The middle-of-the-road scenario: Vaccines become less effective as the virus evolves
The coronavirus may ultimately encounter a limit to how much it can spread when everyone capable of being infected has some degree of immunity. At that point, the virus might have to get better at circumventing the body's immune defenses — whether from vaccines or natural infection — to stay alive.
"The easiest way for the virus to cause new epidemics is to evade immunity over time," Adam Kucharski, a mathematical epidemiologist at the London School of Hygiene and Tropical Medicine, told Nature this month. "That's similar to what we see with the seasonal coronaviruses."
In that case, widespread immunity could put pressure on the virus to form new variants that render vaccines less and less effective.

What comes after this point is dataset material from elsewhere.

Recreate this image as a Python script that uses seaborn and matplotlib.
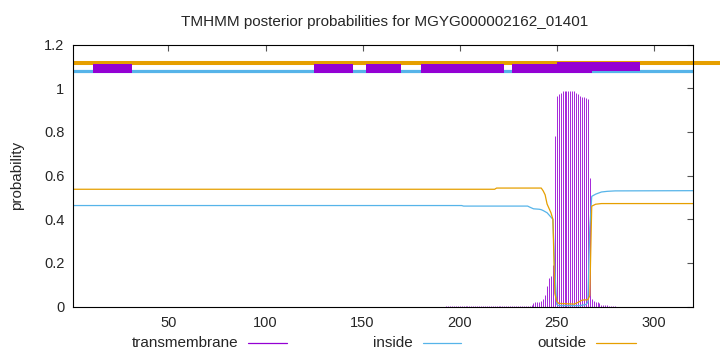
import matplotlib
matplotlib.use("Agg")
import matplotlib.pyplot as plt
from matplotlib.lines import Line2D
from matplotlib.patches import Rectangle
import seaborn as sns
import pandas as pd

# ---------------- data ----------------
seq_len = 320
title = "TMHMM posterior probabilities for MGYG000002162_01401"

# inside probability (breakpoints of the curve: residue, value)
inside_pos = [1, 201, 202, 235, 236, 237, 238, 241, 242, 243, 244, 245, 246, 247, 248,
              249, 250, 251, 262, 265, 266, 267, 268, 270, 273, 276, 280, 320]
inside_val = [0.463, 0.463, 0.4605, 0.4605, 0.456, 0.452, 0.448, 0.446, 0.444, 0.440,
              0.435, 0.430, 0.420, 0.410, 0.400, 0.160, 0.010, 0.005, 0.005, 0.010,
              0.020, 0.360, 0.505, 0.515, 0.525, 0.528, 0.530, 0.531]

# outside probability (breakpoints)
outside_pos = [1, 218, 219, 242, 243, 244, 245, 246, 247, 248, 249, 250, 251, 259, 261,
               263, 266, 267, 268, 270, 273, 320]
outside_val = [0.5375, 0.5375, 0.543, 0.543, 0.530, 0.512, 0.470, 0.450, 0.430, 0.400,
               0.060, 0.025, 0.015, 0.012, 0.020, 0.030, 0.032, 0.050, 0.460, 0.469,
               0.472, 0.472]

# transmembrane probability per residue (impulses)
tm_pos = list(range(193, 281))
tm_val = ([0.003] * 44 +                                    # 193-236
          [0.008, 0.018, 0.020, 0.020, 0.020, 0.025, 0.035, 0.055, 0.095, 0.130,
           0.140, 0.190, 0.780, 0.965, 0.975, 0.980, 0.985, 0.985, 0.985, 0.985,
           0.985, 0.985, 0.985, 0.980, 0.975, 0.965, 0.960, 0.960, 0.955, 0.950,
           0.590, 0.035, 0.025, 0.023, 0.020, 0.015, 0.008, 0.008, 0.008, 0.008,
           0.005, 0.003, 0.003, 0.003])                     # 237-280

# predicted topology boxes at the top (start, end, low, high)
tm_box_start = [11, 125, 152, 180, 227, 250, 268]
tm_box_end = [31, 145, 170, 223, 250, 268, 293]
tm_box_low = [1.071, 1.071, 1.071, 1.071, 1.071, 1.071, 1.081]
tm_box_high = [1.109, 1.109, 1.109, 1.109, 1.109, 1.120, 1.120]

outside_level = 1.115
inside_level = 1.077

xticks = [50, 100, 150, 200, 250, 300]
yticks = [0, 0.2, 0.4, 0.6, 0.8, 1.0, 1.2]
yticklabels = ["0", "0.2", "0.4", "0.6", "0.8", "1", "1.2"]

# ---------------- style ----------------
sns.set_style("white")
plt.rcParams["font.family"] = ["Liberation Sans", "DejaVu Sans"]

C_TM = "#9400D3"
C_IN = "#56B4E9"
C_OUT = "#E69F00"

W, H = 720, 352
fig = plt.figure(figsize=(W / 100, H / 100), dpi=100)
L, R, T, B = 73.3, 692.7, 44.5, 306.7
ax = fig.add_axes([L / W, (H - B) / H, (R - L) / W, (B - T) / H])

df_in = pd.DataFrame({"residue": inside_pos, "p": inside_val})
df_out = pd.DataFrame({"residue": outside_pos, "p": outside_val})

ax.vlines(tm_pos, 0, tm_val, color=C_TM, lw=0.7, alpha=0.85)
sns.lineplot(data=df_in, x="residue", y="p", ax=ax, color=C_IN, lw=0.9)
sns.lineplot(data=df_out, x="residue", y="p", ax=ax, color=C_OUT, lw=0.9)

# top topology lines
ax.plot([1, seq_len], [inside_level, inside_level], color=C_IN, lw=2.3,
        solid_capstyle="butt")
ax.plot([1, 335], [outside_level, outside_level], color=C_OUT, lw=2.9,
        solid_capstyle="butt", clip_on=False)
for s, e, lo, hi in zip(tm_box_start, tm_box_end, tm_box_low, tm_box_high):
    ax.add_patch(Rectangle((s, lo), e - s, hi - lo, facecolor=C_TM,
                           edgecolor="none", zorder=3))

ax.set_xlim(1, seq_len)
ax.set_ylim(0, 1.2)
ax.set_xticks(xticks)
ax.set_yticks(yticks)
ax.set_yticklabels(yticklabels)
ax.set_xlabel("")
ax.set_ylabel("probability", fontsize=11, labelpad=14)
ax.tick_params(direction="in", length=4, width=0.8, color="#555555",
               top=True, right=True, labelsize=10.5, pad=6.5)
ax.tick_params(axis="x", pad=7)
for sp in ax.spines.values():
    sp.set_color("black")
    sp.set_linewidth(0.8)
    sp.set_visible(True)

fig.text(384.7 / W, 1 - 22 / H, title, ha="center", va="center", fontsize=11)

# key at the bottom
leg_y = 1 - 343 / H
keys = [("transmembrane", 238.6, 248, 287, C_TM),
        ("inside", 413, 422.5, 460.7, C_IN),
        ("outside", 586, 596.4, 635.7, C_OUT)]
for label, tx, x0, x1, c in keys:
    fig.text(tx / W, leg_y, label, ha="right", va="center", fontsize=11)
    fig.add_artist(Line2D([x0 / W, x1 / W], [leg_y, leg_y], color=c, lw=0.9))

fig.savefig("out.png", dpi=100)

"The evolutionary forces that could undermine vaccination — those are coming," Andrew Read, who studies the evolution of infectious diseases at Pennsylvania State University, told Insider. The virus, he added, "is a long way from having tapped all of its own mutational potential."
The worst-case scenario: The virus combines with another coronavirus inside an animal, then spills back into humans
As the coronavirus continues to spread widely, it's possible that an animal could get infected with two coronaviruses at once: the novel virus, SARS-CoV-2, plus another coronavirus found in wildlife. In a nightmare scenario, those viruses might form a hybrid variant that spills over to the human population and is more lethal than its predecessors.
"We've got an awful lot of SARS-2 around, so the potential for something to spill into humanity and recombine with SARS-2 is pretty high," Read said.
Already this century, three coronaviruses capable of causing severe disease — SARS-CoV, MERS-CoV, and SARS-CoV-2 — have spilled over from animals to humans. Coronaviruses also have a high capacity to recombine, Read said. A May study found evidence of a recombinant coronavirus in a hospitalized person with pneumonia. The study's researchers traced the origin of the virus to coronaviruses in cats and dogs. While scientists are still investigating the origins of SARS-CoV-2, a December 2020 study suggested that the virus emerged from a recombination of bat and pangolin coronaviruses.
So the possibility of another spillover event "seems pretty worrying to me," Read said.
But Cooper said it was rare for a human or animal to be infected with two viruses at once.
"We should be worried about it, but where does it stand among our worries? It's still quite low," he said, calling recombination "more of a long-term concern."
"Most recombination events fail because the parts don't work well together," Cooper said. "But if we've learned anything about this pandemic, when you have really huge numbers, really weird things happen."
Both Cooper and Read pointed to the white-tailed deer as a species to watch closely after a coronavirus outbreak tore through the US white-tailed-deer population in winter 2020.
"There are white-tailed deer all over the place in my neighborhood outside of Pittsburgh, and I can't help but look at them as all having had, or currently having, SARS-CoV-2," Cooper said. "The virus is evolving in them, too. We know this. How is it evolving? We don't know."